A few things happened in my early twenties. I fell in with a new social circle shortly after becoming pregnant with a baby girl. For the first time, I was exposed to meaningful ideas about gender inequality that made sense to me and were commensurate with my own experiences. This may or may not bode well for my feminist credibility, but those earliest messages came from men. Intelligent men whose friendship and opinions I valued. In a world where women and our voices are so often dismissed, men who are feminist allies can be a bridge that helps newcomers get over those first barriers to thinking critically about gender. It would be nice if things had been different and my feminist consciousness had blossomed naturally out of close friendships with other women and feelings of sisterly solidarity early in life. However, that’s just not my story. My path to discovering feminism began when a man said to me, “Of course I’m a feminist. You’re not? Why?”

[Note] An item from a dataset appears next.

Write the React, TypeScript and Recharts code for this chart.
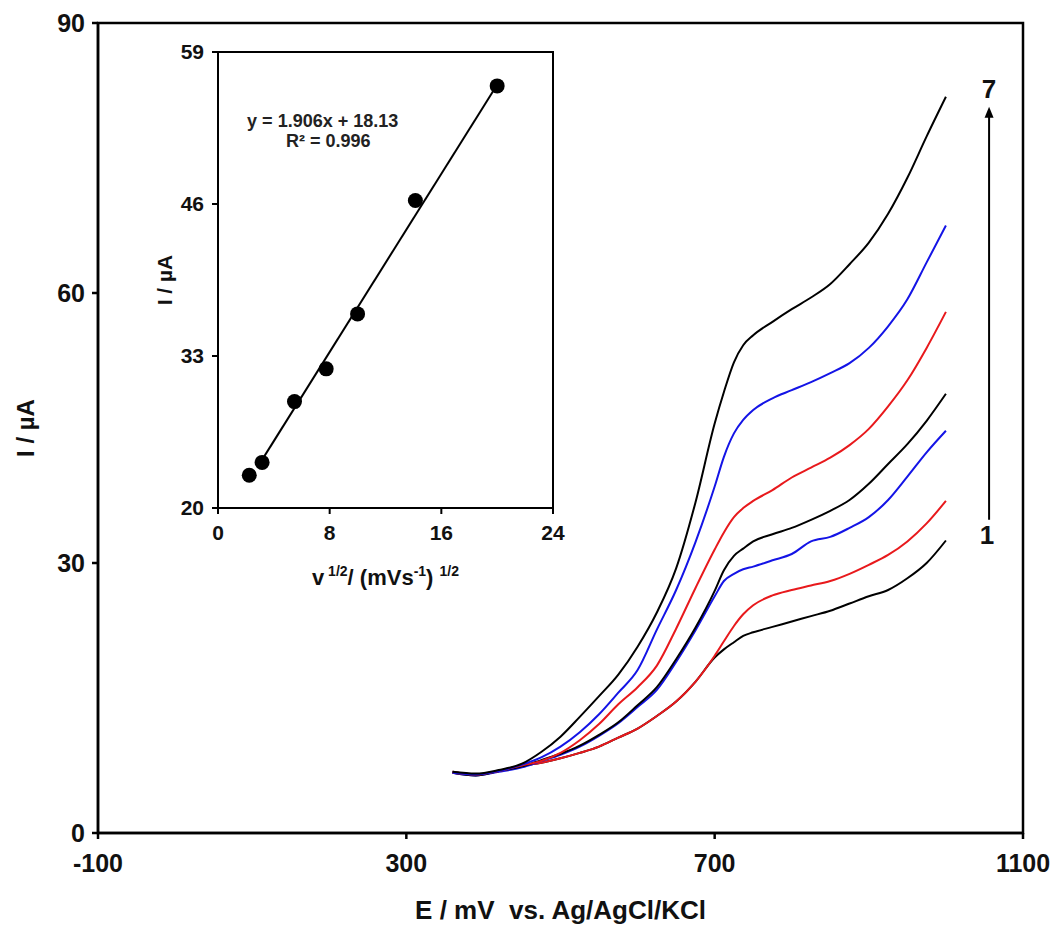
import {
  Label,
  Line,
  LineChart,
  ReferenceArea,
  ReferenceDot,
  ReferenceLine,
  Scatter,
  ScatterChart,
  XAxis,
  YAxis,
} from "recharts";

// potential grid (mV vs. Ag/AgCl/KCl)
const potentials = [
  360, 390, 420, 450, 475, 500, 525, 550, 575, 600, 625, 650, 675, 700, 712,
  725, 737, 750, 775, 800, 825, 850, 875, 900, 925, 950, 975, 1000,
];

// currents (µA), curve 1 = lowest scan rate ... curve 7 = highest
const curve1 = [
  6.8, 6.5, 6.9, 7.5, 7.8, 8.3, 8.9, 9.6, 10.6, 11.6, 13.0, 14.6, 16.8, 19.5,
  20.4, 21.2, 21.9, 22.3, 22.9, 23.5, 24.1, 24.7, 25.5, 26.3, 27.0, 28.3, 30.0,
  32.5,
];
const curve2 = [
  6.8, 6.5, 6.9, 7.5, 7.8, 8.3, 8.9, 9.6, 10.6, 11.6, 13.0, 14.6, 16.8, 19.7,
  21.3, 23.0, 24.3, 25.3, 26.4, 27.0, 27.5, 28.0, 28.8, 29.8, 30.9, 32.4, 34.4,
  36.9,
];
const curve3 = [
  6.7, 6.4, 6.8, 7.3, 8.0, 8.7, 9.6, 10.8, 12.2, 14.0, 15.9, 19.0, 22.5, 26.3,
  28.0, 28.8, 29.3, 29.6, 30.3, 31.0, 32.4, 32.9, 33.9, 35.1, 37.0, 39.6, 42.3,
  44.7,
];
const curve4 = [
  6.7, 6.4, 6.9, 7.4, 8.1, 8.8, 9.7, 10.9, 12.3, 14.2, 16.2, 19.3, 22.8, 26.9,
  29.2, 30.8, 31.6, 32.4, 33.2, 33.9, 34.8, 35.8, 37.0, 38.8, 41.0, 43.2, 45.8,
  48.8,
];
const curve5 = [
  6.7, 6.5, 6.9, 7.5, 8.0, 8.9, 10.3, 12.1, 14.3, 16.2, 18.6, 22.7, 27.2, 31.5,
  33.4, 35.1, 36.1, 36.9, 38.1, 39.5, 40.6, 41.7, 43.1, 44.9, 47.4, 50.3, 53.9,
  57.9,
];
const curve6 = [
  6.7, 6.5, 6.9, 7.6, 8.4, 9.6, 11.2, 13.2, 15.6, 18.1, 22.6, 27.0, 32.3, 38.5,
  41.8, 44.4, 45.9, 47.0, 48.3, 49.2, 50.1, 51.1, 52.2, 53.9, 56.3, 59.3, 63.4,
  67.5,
];
const curve7 = [
  6.8, 6.6, 7.0, 7.7, 9.0, 10.7, 12.9, 15.2, 17.6, 20.7, 24.5, 29.4, 36.7, 45.5,
  49.0, 52.3, 54.2, 55.3, 56.8, 58.2, 59.5, 61.0, 63.2, 65.6, 68.8, 72.8, 77.4,
  81.8,
];

const curves = [curve1, curve2, curve3, curve4, curve5, curve6, curve7];
const curveColors = [
  "#000000",
  "#e8191c",
  "#1414e6",
  "#000000",
  "#e8191c",
  "#1414e6",
  "#000000",
];

const xTicks = [-100, 300, 700, 1100];
const yTicks = [0, 30, 60, 90];

// arrow marking increasing scan rate
const arrowE = 1056;
const arrowFrom = 34.8;
const arrowTo = 80.7;
const arrowLabels = ["1", "7"];

// inset: peak current vs. square root of scan rate
const rootRate = [2.24, 3.16, 5.48, 7.75, 10, 14.14, 20];
const peakCurrent = [22.8, 23.9, 29.1, 31.9, 36.6, 46.3, 56.1];
const trendX = [3.2, 20];
const trendY = [24.2, 56.2];
const insetXTicks = [0, 8, 16, 24];
const insetYTicks = [20, 33, 46, 59];

const rows = potentials.map((E, i) => {
  const row: Record<string, number> = { E };
  curves.forEach((c, k) => {
    row[`c${k + 1}`] = c[i];
  });
  return row;
});

const insetPoints = rootRate.map((x, i) => ({ x, y: peakCurrent[i] }));
const trendPoints = trendX.map((x, i) => ({ x, y: trendY[i] }));

const FONT = '"Liberation Sans", Arial, sans-serif';

const ArrowShape = (props: any) => {
  const { x1, y1, y2 } = props;
  const top = Math.min(y1, y2);
  const bottom = Math.max(y1, y2);
  return (
    <g>
      <line x1={x1} y1={bottom} x2={x1} y2={top + 8} stroke="#000" strokeWidth={2} />
      <polygon
        points={`${x1},${top} ${x1 - 4.5},${top + 11} ${x1 + 4.5},${top + 11}`}
        fill="#000"
      />
      <text x={x1} y={top - 9} textAnchor="middle" fontSize={26} fontWeight={700} fill="#111">
        {arrowLabels[1]}
      </text>
      <text x={x1 - 2} y={bottom + 24} textAnchor="middle" fontSize={26} fontWeight={700} fill="#111">
        {arrowLabels[0]}
      </text>
    </g>
  );
};

const RotatedTitle = ({ viewBox, dx, text, size }: any) => {
  const vb = viewBox || { x: 0, y: 0, width: 0, height: 0 };
  const x = vb.x + dx;
  const y = vb.y + vb.height / 2;
  return (
    <text
      x={x}
      y={y}
      transform={`rotate(-90, ${x}, ${y})`}
      textAnchor="middle"
      dominantBaseline="middle"
      fontSize={size}
      fontWeight={700}
      fill="#111"
    >
      {text}
    </text>
  );
};

const RateTitle = ({ viewBox }: any) => {
  const vb = viewBox || { x: 0, y: 0, width: 0, height: 0 };
  const x = vb.x + vb.width / 2;
  const y = vb.y + 77;
  return (
    <text x={x} y={y} textAnchor="middle" fontSize={22} fontWeight={700} fill="#111">
      v
      <tspan dy={-9} fontSize={14}>{"\u00a01/2"}</tspan>
      <tspan dy={9}>/ (mVs</tspan>
      <tspan dy={-9} fontSize={14}>-1</tspan>
      <tspan dy={9}>{")\u00a0"}</tspan>
      <tspan dy={-9} fontSize={14}>1/2</tspan>
    </text>
  );
};

const tickStyle = { fill: "#111", fontSize: 25, fontWeight: 700 };
const insetTickStyle = { fill: "#111", fontSize: 21, fontWeight: 700 };

export default function App() {
  return (
    <div
      style={{
        position: "absolute",
        left: 0,
        top: 0,
        width: 1051,
        height: 928,
        background: "#fff",
        fontFamily: FONT,
      }}
    >
      <LineChart
        width={1051}
        height={928}
        data={rows}
        margin={{ top: 23, right: 28, bottom: 35, left: 0 }}
      >
        <XAxis
          dataKey="E"
          type="number"
          domain={[-100, 1100]}
          ticks={xTicks}
          allowDataOverflow
          height={60}
          tickSize={6}
          tickMargin={15}
          stroke="#000"
          strokeWidth={2.5}
          tick={tickStyle}
        >
          <Label
            position="bottom"
            offset={8}
            value={"E / mV\u00a0 vs. Ag/AgCl/KCl"}
            fill="#111"
            fontSize={26}
            fontWeight={700}
          />
        </XAxis>
        <YAxis
          type="number"
          domain={[0, 90]}
          ticks={yTicks}
          allowDataOverflow
          width={98}
          tickSize={6}
          tickMargin={7}
          stroke="#000"
          strokeWidth={2.5}
          tick={tickStyle}
        >
          <Label
            content={(p: any) => (
              <RotatedTitle viewBox={p.viewBox} dx={28} text="I / µA" size={24} />
            )}
          />
        </YAxis>
        <ReferenceArea
          x1={-100}
          x2={1100}
          y1={0}
          y2={90}
          fill="none"
          stroke="#000"
          strokeWidth={2.5}
        />
        {curves.map((_, k) => (
          <Line
            key={k}
            dataKey={`c${k + 1}`}
            type="monotone"
            stroke={curveColors[k]}
            strokeWidth={2}
            dot={false}
            activeDot={false}
            isAnimationActive={false}
          />
        ))}
        <ReferenceLine
          segment={[
            { x: arrowE, y: arrowFrom },
            { x: arrowE, y: arrowTo },
          ]}
          shape={ArrowShape}
        />
      </LineChart>

      <div style={{ position: "absolute", left: 120, top: 30 }}>
        <ScatterChart
          width={460}
          height={570}
          margin={{ top: 22, right: 27, bottom: 22, left: 0 }}
        >
          <XAxis
            dataKey="x"
            type="number"
            domain={[0, 24]}
            ticks={insetXTicks}
            allowDataOverflow
            height={70}
            tickSize={6}
            tickMargin={11}
            stroke="#000"
            strokeWidth={2}
            tick={insetTickStyle}
          >
            <Label content={(p: any) => <RateTitle viewBox={p.viewBox} />} />
          </XAxis>
          <YAxis
            dataKey="y"
            type="number"
            domain={[20, 59]}
            ticks={insetYTicks}
            allowDataOverflow
            width={98}
            tickSize={6}
            tickMargin={8}
            stroke="#000"
            strokeWidth={2}
            tick={insetTickStyle}
          >
            <Label
              content={(p: any) => (
                <RotatedTitle viewBox={p.viewBox} dx={46} text="I / µA" size={21} />
              )}
            />
          </YAxis>
          <ReferenceArea
            x1={0}
            x2={24}
            y1={20}
            y2={59}
            fill="none"
            stroke="#000"
            strokeWidth={2}
          />
          <Scatter
            data={trendPoints}
            line={{ stroke: "#000", strokeWidth: 2 }}
            shape={() => <g />}
            isAnimationActive={false}
          />
          <Scatter
            data={insetPoints}
            shape={(p: any) => <circle cx={p.cx} cy={p.cy} r={7.5} fill="#000" />}
            isAnimationActive={false}
          />
          <ReferenceDot x={7.5} y={53.1} r={0} stroke="none">
            <Label
              position="center"
              value="y = 1.906x + 18.13"
              fill="#222"
              fontSize={18}
              fontWeight={700}
            />
          </ReferenceDot>
          <ReferenceDot x={7.9} y={51.4} r={0} stroke="none">
            <Label
              position="center"
              value="R² = 0.996"
              fill="#222"
              fontSize={18}
              fontWeight={700}
            />
          </ReferenceDot>
        </ScatterChart>
      </div>
    </div>
  );
}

Why, indeed? I had accepted a lot of regrettable cultural scripts that I had never bothered to stop and analyze. One of my university professors would later introduce the trope of the mythical feminist as an “angry, ugly dyke”. I had dated misogynistic guys who would blame my emotional responses to their bad behavior as my “being crazy” – and I believed them. I had befriended girls and young women who later disappointed me or were disappointed by me – and I rationalized these problems as being symptomatic of the inherent difficulty in maintaining relationships with women, rather than normal hiccups in maintaining healthy friendships. I had read articles in magazines about how annoying feminists are and had seen them caricatured on television. Honestly, I thought I knew everything I needed to know. Obviously, I was wrong. But a lot of people are in this spot. They hang out here, possibly indefinitely, until someone makes that bridge. I want this blog to be a bridge – or if it can’t be a bridge, I want it to be a board in that bridge. I want to challenge the way that the media represents feminism and also the way that it represents women. Finally, I want to challenge the way that feminism represents itself: especially the ways in which mainstream feminist outlets sometimes dismiss or outright slander women of color and people with non-conforming gender identities. There is a lot of good in feminism, but as it is a complicated movement with many strains, there is a lot of junk, too, that comes in  the form of ignorance and bigotry. It’s something that we need to talk about.

Finally, I wanted to distinguish this body of work as “nonfiction” because, while analysis of fictional narratives in books, televisions shows and movies is often useful, it’s not my focus. Other people are already doing that work and many are doing it quite well, so I don’t see a need for my voice in that arena. For that reason, my writing is fundamentally centered on the way that feminist theories apply and interact with real people, from the individual level all the way up to broader institutions, government, and society.

As a person who is flawed and does not have deep roots of longevity in the feminist movement, I’m still learning about it myself. I have read quite a lot of diverse feminist theory and am always looking to grow and see new ways that feminism is defined and interpreted by people of different backgrounds. I will happily share my reading list with all of you as it evolves. I welcome and encourage respectful dissent and sharing of ideas. However, I also want to make sure that when sensationalist and clearly false representations of feminism make their way through mainstream media outlets that there is a voice to answer back. As of right now, that voice is mine. Let’s see what happens.